I think if you've been separated for that period of time it is okay to date again, if you feel ready for it. Heck, some people don't even seek a separation first.

- Response by jess2481, A Life of the Party, Female, 36-45, Cincinnati, Other Profession

Rating Received:


If you think the drama is over, sure.

- Response by siouxzen, A Creative, Female, Who Cares?, Los Angeles, Self-Employed

Rating Received:


I think that you need to make the decision for yourself. Is there any hope that you and your husband will reconcile? If not then why not.

- Response by golliwog, An Intellectual Guy, Male, 46-55, Science / Engineering

Rating Received:


Legally. Yes.

Mentally? Ask yourself if you are going to have the same approach to the next person before you jump in. Seems like the reason why so many people divorce multiple times is because they have never stopped to figure out the problem in the first place.

I've figured out a lot of my problems and still want nothing to do with the opposite sex.

- Response by A Creative, Male, 36-45, Technical

Rating Received:


I think it's all a matter of what you're comfortable with. It's ok as soon as you live apart.

Example: a week after I left my first husband because he hit me, an old friend passing through town asked me out to dinner. My mom made some comment about it "being a little soon." My response was "Mom... he didn't DIE, he beat me up. I'm going out."

- Response by buffalothighs88, A Hippie Chick, Female, 56-65, Other Profession

Rating Received:


I can not understand why u would wait a year and a half

- Response by bigcurt, A Mr. Nice Guy, Male, 56-65, Pittsburgh, Self-Employed

Rating Received:


Not rEALLY WiSE, D

- Response by duggers, A Guy Critical, Male, 66 or older

Rating Received:


I wouldn't date you. A woman has to be completely out of her last relationship before she can be completely in to a new one.
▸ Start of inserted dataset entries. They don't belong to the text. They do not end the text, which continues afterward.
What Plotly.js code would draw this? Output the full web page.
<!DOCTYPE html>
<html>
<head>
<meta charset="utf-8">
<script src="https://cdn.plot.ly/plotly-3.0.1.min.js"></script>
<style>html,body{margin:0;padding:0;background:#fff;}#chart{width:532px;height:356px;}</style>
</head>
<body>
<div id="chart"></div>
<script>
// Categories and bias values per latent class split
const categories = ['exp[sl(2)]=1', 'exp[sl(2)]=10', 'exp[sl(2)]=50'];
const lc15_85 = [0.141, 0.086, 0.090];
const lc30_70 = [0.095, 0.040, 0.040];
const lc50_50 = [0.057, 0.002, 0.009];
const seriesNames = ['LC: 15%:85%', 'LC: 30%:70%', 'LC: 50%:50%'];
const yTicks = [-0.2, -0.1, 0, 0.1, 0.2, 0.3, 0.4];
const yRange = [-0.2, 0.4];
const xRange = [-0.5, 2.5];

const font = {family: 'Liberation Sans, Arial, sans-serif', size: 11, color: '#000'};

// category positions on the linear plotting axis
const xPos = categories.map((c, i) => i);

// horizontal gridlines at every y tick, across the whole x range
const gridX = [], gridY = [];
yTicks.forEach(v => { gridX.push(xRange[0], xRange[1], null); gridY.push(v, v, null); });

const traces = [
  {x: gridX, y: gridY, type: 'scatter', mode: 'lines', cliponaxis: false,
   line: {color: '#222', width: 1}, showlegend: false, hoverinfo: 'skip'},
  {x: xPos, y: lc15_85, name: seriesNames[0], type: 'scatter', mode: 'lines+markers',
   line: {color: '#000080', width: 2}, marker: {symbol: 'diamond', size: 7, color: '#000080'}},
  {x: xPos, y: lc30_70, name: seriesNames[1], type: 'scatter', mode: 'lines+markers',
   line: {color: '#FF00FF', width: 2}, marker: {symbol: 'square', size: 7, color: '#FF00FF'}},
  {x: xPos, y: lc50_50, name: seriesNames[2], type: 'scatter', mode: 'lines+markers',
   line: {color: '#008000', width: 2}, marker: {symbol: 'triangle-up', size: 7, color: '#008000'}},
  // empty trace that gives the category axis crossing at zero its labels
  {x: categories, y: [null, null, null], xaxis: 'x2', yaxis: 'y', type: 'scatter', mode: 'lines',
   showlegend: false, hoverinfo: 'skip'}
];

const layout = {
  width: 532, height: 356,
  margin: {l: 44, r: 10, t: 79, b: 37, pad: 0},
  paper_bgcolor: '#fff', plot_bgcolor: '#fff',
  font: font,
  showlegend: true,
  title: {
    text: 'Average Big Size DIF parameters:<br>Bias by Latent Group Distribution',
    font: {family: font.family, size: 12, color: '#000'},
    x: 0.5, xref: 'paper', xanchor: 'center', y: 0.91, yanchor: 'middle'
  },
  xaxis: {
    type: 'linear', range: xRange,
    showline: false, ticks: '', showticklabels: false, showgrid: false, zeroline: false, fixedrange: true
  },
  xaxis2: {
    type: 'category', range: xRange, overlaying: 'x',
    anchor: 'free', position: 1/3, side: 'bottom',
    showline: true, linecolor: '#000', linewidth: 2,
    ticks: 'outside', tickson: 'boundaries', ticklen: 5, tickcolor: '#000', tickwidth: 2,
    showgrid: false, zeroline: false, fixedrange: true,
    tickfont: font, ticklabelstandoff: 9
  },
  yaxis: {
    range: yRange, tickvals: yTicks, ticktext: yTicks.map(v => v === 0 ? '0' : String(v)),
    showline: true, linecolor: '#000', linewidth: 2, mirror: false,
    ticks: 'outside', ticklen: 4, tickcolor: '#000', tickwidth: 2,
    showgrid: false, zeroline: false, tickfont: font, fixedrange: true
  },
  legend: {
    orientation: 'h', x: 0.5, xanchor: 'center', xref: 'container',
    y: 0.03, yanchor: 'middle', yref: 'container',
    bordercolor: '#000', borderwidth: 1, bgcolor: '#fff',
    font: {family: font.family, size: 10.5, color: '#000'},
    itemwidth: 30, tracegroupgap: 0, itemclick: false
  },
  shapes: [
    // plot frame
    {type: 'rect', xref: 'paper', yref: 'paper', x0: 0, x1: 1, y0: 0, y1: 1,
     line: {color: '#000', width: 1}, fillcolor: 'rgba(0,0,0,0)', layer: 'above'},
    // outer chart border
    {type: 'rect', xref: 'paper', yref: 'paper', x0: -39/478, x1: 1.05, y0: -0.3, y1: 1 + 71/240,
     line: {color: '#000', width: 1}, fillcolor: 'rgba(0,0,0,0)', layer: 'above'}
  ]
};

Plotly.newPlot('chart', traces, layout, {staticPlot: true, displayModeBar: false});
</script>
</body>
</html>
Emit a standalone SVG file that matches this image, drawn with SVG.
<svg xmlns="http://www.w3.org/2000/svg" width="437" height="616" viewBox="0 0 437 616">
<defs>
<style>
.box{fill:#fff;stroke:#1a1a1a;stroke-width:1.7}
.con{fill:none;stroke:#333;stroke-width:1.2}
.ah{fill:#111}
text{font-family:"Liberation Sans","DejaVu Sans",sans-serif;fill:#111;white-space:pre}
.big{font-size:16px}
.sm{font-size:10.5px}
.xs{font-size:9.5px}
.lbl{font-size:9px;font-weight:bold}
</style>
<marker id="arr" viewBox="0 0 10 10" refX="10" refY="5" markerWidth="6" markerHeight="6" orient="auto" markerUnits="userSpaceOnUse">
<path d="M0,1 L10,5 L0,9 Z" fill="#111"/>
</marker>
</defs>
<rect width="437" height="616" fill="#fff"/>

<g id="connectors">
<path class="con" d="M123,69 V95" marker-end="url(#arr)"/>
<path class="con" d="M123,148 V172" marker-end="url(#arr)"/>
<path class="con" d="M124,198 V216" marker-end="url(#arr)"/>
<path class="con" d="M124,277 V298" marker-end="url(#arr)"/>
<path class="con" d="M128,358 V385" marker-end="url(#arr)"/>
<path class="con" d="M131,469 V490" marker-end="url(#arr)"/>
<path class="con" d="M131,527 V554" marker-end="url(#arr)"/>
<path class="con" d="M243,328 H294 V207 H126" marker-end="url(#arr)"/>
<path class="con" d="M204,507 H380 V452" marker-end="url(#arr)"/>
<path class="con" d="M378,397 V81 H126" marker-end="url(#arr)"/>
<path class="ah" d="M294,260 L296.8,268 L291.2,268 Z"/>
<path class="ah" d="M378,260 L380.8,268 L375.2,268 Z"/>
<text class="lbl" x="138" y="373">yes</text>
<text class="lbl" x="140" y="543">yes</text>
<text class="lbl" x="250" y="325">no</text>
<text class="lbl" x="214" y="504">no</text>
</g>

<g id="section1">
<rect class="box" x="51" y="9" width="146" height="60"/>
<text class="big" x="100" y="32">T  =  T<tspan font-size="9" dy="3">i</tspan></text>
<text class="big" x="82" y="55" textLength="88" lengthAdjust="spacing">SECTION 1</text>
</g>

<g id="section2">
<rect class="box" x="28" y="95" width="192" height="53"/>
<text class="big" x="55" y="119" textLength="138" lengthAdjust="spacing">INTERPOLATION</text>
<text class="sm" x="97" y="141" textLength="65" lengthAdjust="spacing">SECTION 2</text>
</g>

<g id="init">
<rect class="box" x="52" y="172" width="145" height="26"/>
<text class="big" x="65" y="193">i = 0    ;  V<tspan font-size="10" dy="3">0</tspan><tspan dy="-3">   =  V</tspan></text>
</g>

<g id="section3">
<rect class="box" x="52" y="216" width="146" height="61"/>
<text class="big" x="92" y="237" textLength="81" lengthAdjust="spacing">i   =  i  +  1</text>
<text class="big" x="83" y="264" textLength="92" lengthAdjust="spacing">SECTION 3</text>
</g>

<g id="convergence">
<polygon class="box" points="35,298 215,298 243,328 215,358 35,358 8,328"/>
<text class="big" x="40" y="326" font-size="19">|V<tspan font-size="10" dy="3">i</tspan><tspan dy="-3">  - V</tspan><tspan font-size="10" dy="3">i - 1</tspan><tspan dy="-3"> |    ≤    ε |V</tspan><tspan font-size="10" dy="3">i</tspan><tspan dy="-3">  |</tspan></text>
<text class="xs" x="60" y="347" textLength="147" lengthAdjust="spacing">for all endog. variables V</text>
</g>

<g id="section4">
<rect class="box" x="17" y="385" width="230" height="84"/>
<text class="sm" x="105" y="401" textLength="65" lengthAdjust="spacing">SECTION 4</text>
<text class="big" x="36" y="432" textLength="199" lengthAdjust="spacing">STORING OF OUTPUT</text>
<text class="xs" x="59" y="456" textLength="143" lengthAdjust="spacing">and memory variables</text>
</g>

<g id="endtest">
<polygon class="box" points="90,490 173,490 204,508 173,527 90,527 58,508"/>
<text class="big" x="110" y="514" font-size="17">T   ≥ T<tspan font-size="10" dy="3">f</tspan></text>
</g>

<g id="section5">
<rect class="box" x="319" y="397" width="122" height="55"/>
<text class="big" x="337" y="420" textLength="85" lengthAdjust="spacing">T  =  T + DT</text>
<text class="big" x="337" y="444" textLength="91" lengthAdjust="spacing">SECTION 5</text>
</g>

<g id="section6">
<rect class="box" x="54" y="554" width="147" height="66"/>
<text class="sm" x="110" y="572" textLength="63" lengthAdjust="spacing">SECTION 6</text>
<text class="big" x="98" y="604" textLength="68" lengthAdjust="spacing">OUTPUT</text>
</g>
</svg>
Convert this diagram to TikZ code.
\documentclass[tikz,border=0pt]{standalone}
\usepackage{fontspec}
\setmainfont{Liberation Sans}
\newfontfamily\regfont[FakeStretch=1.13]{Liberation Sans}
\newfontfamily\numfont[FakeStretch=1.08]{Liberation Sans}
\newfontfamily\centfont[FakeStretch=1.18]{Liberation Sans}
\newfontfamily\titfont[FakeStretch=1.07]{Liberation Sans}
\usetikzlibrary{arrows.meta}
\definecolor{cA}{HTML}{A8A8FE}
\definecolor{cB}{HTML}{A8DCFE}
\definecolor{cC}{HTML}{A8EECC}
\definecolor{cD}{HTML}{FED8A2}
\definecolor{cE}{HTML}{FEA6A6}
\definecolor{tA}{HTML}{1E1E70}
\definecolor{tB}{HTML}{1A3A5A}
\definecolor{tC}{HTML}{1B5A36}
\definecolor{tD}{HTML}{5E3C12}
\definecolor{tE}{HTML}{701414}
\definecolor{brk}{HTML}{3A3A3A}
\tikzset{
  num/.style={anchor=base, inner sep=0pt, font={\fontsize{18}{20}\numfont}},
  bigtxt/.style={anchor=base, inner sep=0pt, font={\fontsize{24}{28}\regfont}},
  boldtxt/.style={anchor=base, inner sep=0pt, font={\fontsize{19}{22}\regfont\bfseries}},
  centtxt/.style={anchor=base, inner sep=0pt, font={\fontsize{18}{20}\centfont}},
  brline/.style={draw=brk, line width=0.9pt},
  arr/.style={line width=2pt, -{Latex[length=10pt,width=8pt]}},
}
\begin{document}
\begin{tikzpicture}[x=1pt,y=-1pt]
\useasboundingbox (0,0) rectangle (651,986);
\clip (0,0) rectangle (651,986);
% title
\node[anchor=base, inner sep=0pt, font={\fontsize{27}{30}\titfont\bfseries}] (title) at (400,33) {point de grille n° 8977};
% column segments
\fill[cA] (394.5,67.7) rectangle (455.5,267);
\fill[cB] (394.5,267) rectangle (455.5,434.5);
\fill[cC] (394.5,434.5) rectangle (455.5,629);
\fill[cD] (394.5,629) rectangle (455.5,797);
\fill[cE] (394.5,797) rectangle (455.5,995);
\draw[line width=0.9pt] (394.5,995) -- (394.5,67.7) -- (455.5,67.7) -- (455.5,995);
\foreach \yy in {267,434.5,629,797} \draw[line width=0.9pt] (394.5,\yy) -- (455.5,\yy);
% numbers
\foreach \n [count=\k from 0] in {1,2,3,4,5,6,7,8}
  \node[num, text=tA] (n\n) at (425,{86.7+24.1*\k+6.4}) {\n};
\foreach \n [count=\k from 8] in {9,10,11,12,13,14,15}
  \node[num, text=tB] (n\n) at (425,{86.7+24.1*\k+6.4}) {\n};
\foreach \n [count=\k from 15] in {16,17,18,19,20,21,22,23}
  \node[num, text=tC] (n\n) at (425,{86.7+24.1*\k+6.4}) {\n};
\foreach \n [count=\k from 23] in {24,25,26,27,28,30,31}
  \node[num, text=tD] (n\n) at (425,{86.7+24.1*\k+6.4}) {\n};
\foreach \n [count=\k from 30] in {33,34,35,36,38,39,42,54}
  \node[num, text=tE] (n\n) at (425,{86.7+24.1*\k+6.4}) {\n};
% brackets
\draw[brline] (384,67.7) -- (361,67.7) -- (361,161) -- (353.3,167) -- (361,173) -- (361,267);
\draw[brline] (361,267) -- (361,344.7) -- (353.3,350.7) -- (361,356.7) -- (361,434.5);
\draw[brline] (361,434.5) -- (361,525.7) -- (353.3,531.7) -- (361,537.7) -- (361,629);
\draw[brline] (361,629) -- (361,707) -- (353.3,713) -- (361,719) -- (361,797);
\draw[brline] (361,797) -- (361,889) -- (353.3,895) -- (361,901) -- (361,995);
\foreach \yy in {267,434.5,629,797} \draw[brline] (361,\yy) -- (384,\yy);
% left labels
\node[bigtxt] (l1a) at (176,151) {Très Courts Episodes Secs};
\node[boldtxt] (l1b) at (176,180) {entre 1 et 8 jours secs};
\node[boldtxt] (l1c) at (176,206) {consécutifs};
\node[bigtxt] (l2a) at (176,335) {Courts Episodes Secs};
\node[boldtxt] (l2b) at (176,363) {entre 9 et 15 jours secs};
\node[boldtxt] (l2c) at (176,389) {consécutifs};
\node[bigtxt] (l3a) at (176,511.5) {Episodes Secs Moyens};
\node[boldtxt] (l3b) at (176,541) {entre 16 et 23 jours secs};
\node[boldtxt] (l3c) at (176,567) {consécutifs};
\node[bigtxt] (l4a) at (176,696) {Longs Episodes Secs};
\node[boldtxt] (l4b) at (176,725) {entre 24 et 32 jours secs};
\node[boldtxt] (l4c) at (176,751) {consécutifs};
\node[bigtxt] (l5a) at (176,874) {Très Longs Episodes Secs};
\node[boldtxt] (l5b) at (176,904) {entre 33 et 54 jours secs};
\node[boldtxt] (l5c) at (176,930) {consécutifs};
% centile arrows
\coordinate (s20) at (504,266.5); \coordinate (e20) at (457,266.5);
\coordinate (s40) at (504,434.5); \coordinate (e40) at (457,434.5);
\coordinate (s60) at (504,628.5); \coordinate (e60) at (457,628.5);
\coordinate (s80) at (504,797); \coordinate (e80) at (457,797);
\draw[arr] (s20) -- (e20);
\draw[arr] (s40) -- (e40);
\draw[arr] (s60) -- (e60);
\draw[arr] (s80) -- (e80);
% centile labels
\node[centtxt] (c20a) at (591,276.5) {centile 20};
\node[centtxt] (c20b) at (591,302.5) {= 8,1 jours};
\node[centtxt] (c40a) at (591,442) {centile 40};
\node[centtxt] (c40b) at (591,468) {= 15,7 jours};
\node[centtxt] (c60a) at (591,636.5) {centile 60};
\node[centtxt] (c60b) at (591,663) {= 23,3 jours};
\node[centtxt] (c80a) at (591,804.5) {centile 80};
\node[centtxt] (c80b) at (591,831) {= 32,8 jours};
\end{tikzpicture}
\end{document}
- Response by A Guy Critical, Male, 46-55, Technical

Rating Received:


Honestly I don't think it would be wise to date now. I mean I'm no divorce attorney or expert here. But I still don't think it would be wise trying to start dating and end up having to explain to every new guy you might end up getting close to or getting intimate with that you are still technically married as you just started the divorce process. I think it might be better to wait til things are officially and cleanly ended before starting something new. Cause courts and even your ex could twist things up and accuse someone new you are seeing of being part of the reason you 2 are divorcing or something. Which would be untrue, but lawyers have a way with words sometimes and can paint the other side as the bad guy even for the slightest thing.

- Response by CursedRomantic, A Thinker, Female, 26-28, Columbus, Student

Rating Received:


You can date whenever you want.

- Response by An Alternative Girl, Female, 22-25

Rating Received:


1 1/2 years apart...the marriage is over, you don't live together anymore, you don't want to live together anymore for whatever reasons. you can certainly date if there is no way you will go back...i am going through a divorce right now also and he is not make it any easier on me. i am dating somebody and have been for several months now. he has been very supportive but i didn't leave my husband for him. i left because i just couldn't live with him anymore. i was so tired of the mess he created that i didn't have a choice. i was tired of convincing him for 9 years. you can't change people if they don't want to change. so i am moving on with my life and i wish you the same!